*Exercise task*.
Only the lines from the top of the listing below to the line that has "inner sep=0pt] (frame)" should be echoed, with both ends kept and pictures left out.

*Information provided*.
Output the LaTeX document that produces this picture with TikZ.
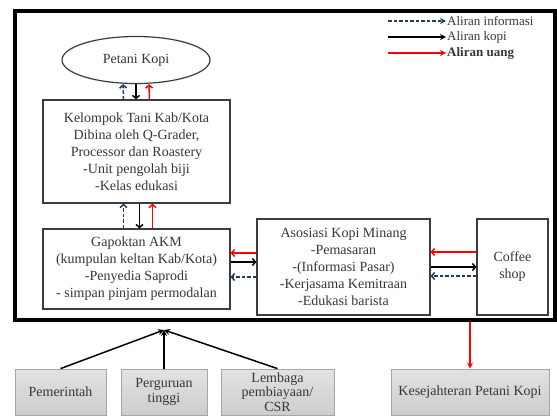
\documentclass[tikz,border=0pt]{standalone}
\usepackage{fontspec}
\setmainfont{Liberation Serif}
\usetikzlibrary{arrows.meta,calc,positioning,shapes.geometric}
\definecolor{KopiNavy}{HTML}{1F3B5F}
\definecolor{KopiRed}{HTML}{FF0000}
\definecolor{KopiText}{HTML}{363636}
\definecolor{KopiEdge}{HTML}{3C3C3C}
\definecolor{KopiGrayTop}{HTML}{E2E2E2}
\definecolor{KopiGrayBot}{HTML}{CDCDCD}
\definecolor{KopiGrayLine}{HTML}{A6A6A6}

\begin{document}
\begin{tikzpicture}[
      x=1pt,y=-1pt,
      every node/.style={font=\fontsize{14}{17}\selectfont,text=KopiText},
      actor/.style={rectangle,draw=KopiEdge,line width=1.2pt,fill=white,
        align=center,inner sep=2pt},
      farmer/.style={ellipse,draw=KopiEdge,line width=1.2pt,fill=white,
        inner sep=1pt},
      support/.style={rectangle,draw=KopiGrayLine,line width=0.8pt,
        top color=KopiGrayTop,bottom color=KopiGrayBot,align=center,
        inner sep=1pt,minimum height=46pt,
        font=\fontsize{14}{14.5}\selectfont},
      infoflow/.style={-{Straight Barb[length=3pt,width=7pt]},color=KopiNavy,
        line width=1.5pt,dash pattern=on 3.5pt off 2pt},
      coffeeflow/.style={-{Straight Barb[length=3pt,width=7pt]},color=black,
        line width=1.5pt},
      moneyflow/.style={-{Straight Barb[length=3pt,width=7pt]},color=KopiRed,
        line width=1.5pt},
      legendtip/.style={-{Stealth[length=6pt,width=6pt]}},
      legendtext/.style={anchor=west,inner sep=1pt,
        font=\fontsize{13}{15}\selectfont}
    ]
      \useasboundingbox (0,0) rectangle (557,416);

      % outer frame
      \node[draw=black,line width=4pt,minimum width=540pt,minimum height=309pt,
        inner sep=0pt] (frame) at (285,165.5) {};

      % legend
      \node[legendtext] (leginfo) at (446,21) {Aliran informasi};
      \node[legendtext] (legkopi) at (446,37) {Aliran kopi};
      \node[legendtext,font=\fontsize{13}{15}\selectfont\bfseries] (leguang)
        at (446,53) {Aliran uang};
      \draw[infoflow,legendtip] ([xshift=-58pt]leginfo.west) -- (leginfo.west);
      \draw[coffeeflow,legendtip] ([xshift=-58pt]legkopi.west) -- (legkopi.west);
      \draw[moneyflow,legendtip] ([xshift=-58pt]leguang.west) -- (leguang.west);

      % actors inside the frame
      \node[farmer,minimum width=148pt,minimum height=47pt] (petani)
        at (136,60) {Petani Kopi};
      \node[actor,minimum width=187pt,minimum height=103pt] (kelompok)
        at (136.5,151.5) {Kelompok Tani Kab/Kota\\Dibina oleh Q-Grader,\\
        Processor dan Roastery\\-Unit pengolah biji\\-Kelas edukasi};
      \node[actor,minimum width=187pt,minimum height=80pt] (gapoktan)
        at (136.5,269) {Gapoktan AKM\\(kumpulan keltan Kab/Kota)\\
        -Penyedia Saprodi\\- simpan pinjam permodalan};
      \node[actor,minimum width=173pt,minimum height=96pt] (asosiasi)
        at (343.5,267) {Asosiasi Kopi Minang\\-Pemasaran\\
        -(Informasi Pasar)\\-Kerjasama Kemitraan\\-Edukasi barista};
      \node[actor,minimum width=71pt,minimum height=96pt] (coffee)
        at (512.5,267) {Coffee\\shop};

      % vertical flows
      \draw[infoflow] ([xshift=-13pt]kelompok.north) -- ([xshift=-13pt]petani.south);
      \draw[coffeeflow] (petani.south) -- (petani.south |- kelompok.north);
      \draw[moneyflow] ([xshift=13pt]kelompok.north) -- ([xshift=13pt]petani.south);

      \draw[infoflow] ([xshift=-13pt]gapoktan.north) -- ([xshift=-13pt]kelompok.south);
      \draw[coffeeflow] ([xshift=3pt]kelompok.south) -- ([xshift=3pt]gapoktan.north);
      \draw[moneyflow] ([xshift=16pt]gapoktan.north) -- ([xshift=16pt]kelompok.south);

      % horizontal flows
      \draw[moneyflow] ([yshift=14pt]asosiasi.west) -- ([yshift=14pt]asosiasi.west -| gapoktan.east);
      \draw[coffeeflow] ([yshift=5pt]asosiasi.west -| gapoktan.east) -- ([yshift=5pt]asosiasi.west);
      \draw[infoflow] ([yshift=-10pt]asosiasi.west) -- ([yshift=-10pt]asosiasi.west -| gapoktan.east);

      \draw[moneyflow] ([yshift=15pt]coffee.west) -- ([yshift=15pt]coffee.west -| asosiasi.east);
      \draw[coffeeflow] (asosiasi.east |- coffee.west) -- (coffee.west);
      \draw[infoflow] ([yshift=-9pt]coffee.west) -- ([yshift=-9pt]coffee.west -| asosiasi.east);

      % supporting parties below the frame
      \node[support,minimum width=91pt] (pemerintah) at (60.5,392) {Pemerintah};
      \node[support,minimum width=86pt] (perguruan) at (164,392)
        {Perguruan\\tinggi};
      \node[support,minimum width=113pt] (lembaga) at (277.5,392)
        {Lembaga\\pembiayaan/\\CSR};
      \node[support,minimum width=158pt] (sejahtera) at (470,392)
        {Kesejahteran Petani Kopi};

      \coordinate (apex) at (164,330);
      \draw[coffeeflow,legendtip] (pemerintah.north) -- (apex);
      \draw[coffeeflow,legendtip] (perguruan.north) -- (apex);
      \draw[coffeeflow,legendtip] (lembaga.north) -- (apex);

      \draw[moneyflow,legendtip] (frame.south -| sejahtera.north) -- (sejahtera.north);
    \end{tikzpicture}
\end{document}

*Response for this exercise*.
Output the LaTeX document that produces this picture with TikZ.
\documentclass[tikz,border=0pt]{standalone}
\usepackage{fontspec}
\setmainfont{Liberation Serif}
\usetikzlibrary{arrows.meta,calc,positioning,shapes.geometric}
\definecolor{KopiNavy}{HTML}{1F3B5F}
\definecolor{KopiRed}{HTML}{FF0000}
\definecolor{KopiText}{HTML}{363636}
\definecolor{KopiEdge}{HTML}{3C3C3C}
\definecolor{KopiGrayTop}{HTML}{E2E2E2}
\definecolor{KopiGrayBot}{HTML}{CDCDCD}
\definecolor{KopiGrayLine}{HTML}{A6A6A6}

\begin{document}
\begin{tikzpicture}[
      x=1pt,y=-1pt,
      every node/.style={font=\fontsize{14}{17}\selectfont,text=KopiText},
      actor/.style={rectangle,draw=KopiEdge,line width=1.2pt,fill=white,
        align=center,inner sep=2pt},
      farmer/.style={ellipse,draw=KopiEdge,line width=1.2pt,fill=white,
        inner sep=1pt},
      support/.style={rectangle,draw=KopiGrayLine,line width=0.8pt,
        top color=KopiGrayTop,bottom color=KopiGrayBot,align=center,
        inner sep=1pt,minimum height=46pt,
        font=\fontsize{14}{14.5}\selectfont},
      infoflow/.style={-{Straight Barb[length=3pt,width=7pt]},color=KopiNavy,
        line width=1.5pt,dash pattern=on 3.5pt off 2pt},
      coffeeflow/.style={-{Straight Barb[length=3pt,width=7pt]},color=black,
        line width=1.5pt},
      moneyflow/.style={-{Straight Barb[length=3pt,width=7pt]},color=KopiRed,
        line width=1.5pt},
      legendtip/.style={-{Stealth[length=6pt,width=6pt]}},
      legendtext/.style={anchor=west,inner sep=1pt,
        font=\fontsize{13}{15}\selectfont}
    ]
      \useasboundingbox (0,0) rectangle (557,416);

      % outer frame
      \node[draw=black,line width=4pt,minimum width=540pt,minimum height=309pt,
        inner sep=0pt] (frame) at (285,165.5) {};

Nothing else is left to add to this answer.